The songs don’t just share a basic structure, but also specific melodies. “Don’t Get Lost in Heaven”’s queasy lead guitar from :03 to :09 gets translated into Albarn’s somewhat sad but still soothing “wooo-oooos” from from :19 to :26 in “Demon Days”. It’s the same tune.
These similarities reinforce that we are still in the same world as “Don't Get Lost in Heaven”, we are just seeing it form a different perspective: we’ve gone from seeing the world through despair to seeing the world through hope.
These similarities reinforce that we are still in the same world as “Don't Get Lost in Heaven”, we are just seeing it form a different perspective: we’ve gone from seeing the world through despair to seeing the world through hope.
I love the violins in the beginning of “Demon Days”. It takes about 14 seconds for them to go through one cycle. During this time, there are two violin layers.
The first layer is the prominent one, it’s the one that lifts dramatically at :04. There’s two phrases of the first violin layer in those first 14 seconds. One dramatically and satisfyingly rises at :04. The next phrase is similar, but instead of rising, it holds its level. :11 is where the second phrase should rise, if it were to follow the example of the first phrase, but instead it restates the note it has been playing, and then falls off. To me it suggests, sometimes you will rise, sometimes you will just endure.
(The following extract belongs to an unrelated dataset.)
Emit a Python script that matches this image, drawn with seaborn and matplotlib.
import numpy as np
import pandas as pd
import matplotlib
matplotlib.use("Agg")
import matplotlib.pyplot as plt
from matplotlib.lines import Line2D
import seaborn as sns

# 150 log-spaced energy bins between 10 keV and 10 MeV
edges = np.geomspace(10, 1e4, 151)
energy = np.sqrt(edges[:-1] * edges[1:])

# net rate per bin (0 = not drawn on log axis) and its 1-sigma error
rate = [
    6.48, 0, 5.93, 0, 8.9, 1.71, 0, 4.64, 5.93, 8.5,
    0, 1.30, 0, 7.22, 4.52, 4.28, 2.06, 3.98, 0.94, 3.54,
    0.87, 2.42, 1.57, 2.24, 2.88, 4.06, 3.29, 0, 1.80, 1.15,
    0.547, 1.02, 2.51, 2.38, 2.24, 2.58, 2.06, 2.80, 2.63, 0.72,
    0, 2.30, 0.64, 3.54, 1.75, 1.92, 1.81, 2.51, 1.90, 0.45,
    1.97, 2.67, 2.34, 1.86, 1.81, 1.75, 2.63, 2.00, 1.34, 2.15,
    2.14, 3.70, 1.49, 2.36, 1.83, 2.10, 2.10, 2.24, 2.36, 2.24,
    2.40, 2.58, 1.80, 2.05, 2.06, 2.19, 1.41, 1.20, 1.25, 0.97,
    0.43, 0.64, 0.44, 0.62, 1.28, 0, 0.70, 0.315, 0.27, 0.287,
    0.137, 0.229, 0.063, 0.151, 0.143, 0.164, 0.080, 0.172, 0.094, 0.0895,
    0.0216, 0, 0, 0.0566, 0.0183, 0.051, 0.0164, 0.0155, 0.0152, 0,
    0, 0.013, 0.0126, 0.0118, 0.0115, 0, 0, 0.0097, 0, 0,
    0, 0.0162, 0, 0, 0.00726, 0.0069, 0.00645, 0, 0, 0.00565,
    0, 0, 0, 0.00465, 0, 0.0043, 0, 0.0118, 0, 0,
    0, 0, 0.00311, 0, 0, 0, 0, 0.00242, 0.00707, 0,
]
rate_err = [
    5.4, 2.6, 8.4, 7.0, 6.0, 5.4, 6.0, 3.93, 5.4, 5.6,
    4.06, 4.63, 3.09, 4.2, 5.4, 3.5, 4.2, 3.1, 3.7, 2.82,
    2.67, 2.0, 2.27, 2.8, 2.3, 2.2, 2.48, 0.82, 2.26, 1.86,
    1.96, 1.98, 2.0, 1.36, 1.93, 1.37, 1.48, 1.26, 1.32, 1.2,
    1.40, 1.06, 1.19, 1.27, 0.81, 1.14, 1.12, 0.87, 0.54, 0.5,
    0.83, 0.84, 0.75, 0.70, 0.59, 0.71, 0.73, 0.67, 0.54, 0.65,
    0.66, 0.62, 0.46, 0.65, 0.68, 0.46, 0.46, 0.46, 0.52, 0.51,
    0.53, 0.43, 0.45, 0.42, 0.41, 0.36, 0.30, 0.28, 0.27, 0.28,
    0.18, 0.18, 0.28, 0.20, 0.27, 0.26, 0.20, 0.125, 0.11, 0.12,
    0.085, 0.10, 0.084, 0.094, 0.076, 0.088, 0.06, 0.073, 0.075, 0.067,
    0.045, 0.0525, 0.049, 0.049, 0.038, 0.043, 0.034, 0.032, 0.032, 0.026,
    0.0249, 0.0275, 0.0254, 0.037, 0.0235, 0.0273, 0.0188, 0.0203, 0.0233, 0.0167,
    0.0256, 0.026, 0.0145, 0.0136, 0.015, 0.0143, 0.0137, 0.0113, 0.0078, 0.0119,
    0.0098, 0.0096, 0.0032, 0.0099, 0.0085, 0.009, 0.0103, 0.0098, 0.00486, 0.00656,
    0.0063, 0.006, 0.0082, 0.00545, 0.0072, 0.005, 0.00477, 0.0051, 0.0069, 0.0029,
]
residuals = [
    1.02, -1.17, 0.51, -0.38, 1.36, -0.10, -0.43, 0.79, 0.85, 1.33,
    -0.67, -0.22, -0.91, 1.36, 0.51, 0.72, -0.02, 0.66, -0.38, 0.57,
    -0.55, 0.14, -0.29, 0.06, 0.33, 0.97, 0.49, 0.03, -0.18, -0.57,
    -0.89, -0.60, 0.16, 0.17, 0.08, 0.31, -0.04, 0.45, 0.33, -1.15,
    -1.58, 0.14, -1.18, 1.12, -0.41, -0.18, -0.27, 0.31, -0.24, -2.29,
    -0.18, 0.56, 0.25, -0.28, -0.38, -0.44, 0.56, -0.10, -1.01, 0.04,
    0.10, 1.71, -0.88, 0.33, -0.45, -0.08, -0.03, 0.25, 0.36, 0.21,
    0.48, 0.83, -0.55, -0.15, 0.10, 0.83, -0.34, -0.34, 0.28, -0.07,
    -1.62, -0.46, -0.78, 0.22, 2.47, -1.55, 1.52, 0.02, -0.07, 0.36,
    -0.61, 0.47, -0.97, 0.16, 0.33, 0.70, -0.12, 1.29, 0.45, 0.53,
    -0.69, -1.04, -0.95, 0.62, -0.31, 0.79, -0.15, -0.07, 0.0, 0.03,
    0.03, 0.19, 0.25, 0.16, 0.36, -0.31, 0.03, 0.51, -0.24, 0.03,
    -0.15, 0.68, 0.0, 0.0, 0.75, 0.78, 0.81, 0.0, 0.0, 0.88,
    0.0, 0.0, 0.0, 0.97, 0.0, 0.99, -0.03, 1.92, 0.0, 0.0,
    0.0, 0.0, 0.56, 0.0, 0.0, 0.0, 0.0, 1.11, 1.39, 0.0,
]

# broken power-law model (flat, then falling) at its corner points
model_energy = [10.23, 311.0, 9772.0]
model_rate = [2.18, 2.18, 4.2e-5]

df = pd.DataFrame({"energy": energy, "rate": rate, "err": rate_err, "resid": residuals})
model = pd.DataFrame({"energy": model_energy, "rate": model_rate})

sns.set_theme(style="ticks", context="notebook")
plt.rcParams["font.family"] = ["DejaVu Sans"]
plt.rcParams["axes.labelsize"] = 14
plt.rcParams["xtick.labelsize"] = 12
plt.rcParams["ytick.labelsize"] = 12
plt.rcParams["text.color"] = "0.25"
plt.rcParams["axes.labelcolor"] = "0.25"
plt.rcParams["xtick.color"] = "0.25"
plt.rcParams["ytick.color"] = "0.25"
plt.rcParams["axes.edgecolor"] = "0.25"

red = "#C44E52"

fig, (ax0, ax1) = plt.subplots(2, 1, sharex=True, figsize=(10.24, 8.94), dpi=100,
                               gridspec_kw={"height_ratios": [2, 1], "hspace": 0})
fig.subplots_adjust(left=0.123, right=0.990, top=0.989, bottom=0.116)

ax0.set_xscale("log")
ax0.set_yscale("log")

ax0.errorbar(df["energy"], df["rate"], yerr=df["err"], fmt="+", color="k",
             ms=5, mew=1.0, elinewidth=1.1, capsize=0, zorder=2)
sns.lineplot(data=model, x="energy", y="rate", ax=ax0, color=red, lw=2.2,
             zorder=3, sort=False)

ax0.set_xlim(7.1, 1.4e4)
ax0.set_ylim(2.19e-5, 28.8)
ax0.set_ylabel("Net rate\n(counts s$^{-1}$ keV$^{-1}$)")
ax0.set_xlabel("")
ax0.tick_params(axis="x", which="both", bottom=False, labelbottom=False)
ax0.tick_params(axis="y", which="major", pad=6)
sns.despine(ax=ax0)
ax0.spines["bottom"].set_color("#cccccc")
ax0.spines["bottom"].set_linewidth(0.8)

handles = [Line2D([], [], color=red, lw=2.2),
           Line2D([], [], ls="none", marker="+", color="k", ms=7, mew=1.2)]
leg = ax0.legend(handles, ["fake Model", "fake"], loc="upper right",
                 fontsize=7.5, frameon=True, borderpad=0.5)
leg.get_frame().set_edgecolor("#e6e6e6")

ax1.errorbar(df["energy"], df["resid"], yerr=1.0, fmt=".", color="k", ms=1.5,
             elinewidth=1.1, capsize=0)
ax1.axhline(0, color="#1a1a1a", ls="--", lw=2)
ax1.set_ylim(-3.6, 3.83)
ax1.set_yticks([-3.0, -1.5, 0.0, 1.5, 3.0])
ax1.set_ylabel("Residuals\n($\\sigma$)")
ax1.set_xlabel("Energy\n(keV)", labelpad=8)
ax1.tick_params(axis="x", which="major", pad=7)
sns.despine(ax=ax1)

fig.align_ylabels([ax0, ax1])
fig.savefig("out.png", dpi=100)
The general tone of the violin is beautiful: melancholic but hopeful. It gives the impression of seeing hope through tears.
The second layer of violin compliments the first layer. The second layer is best heard from :07 to :14, when the first layer is holding its note. From :08 to :10, I can’t help but see a mother’s hand beckoning, can’t help seeing a mother goose motioning with its wing at a wayward duckling. To me the violin from :08 to :10 sounds like it’s saying “hurry home; hurry, hurry home”. And I don’t just mean metaphorically: I hear those words. That cadence, that pitch produces those words. It’s the mother violin. It’s a voice from singer’s past, beckoning him back to the right path.
After this soothing introduction is a series of developments that suggest transformation from despair to hope. At :19, we hear the queasy guitar lead melody from “Don’t Get Lost in Heaven”, except now it is a soulful, soothing vocal.
At the same time, we hear a guitar fuzz that lets off at :23. That fuzz comes back at :26, then lets off again. Then comes back at :35 and sustains itself. To me that fuzz is tension, it’s the tension of a limp hand making a fist, and then going limp, making a fist and then letting go, and then finally, making a fist and holding it. The song is fighting again.
The best touch is at :23. A disturbing howl sounds, reverberates underground, gets drawn out, until finally, at :30, it transforms into the choir, into something pure and declarative. This is the part that brings chills every time. It’s the song in a nutshell, transforming a disturbed, despondent howl into pure, strong, resilience. This resilience comes back at 1:23. It bolsters the singer, whose lyrics and melody are mixed, generally hopeful but oscillating a little, stringing together some hope and momentum at 1:10, but falling down a little after that, before it’s picked up by the choir at 1:23.
Then the song quiets down, and becomes a reggae hymn. If reggae’s not your thing, it might disappoint. But it still gets across the message, the journey of the singer from despair in “Don’t Get Lost in Heaven”, to some hard won, sober enlightenment in the first 2 minutes of “Demon Days”, to some less dramatic, sustainable ease in a better daily life that the pop reggae suggests.
He’s made it, transformed the Penderecki threnody to Bob Marley.
I know, from how this song feels, that its writer has despaired, but found a way to shift his perception. Not permanently, I bet. But he’s done it once, and he’ll do it again. Thank God for music.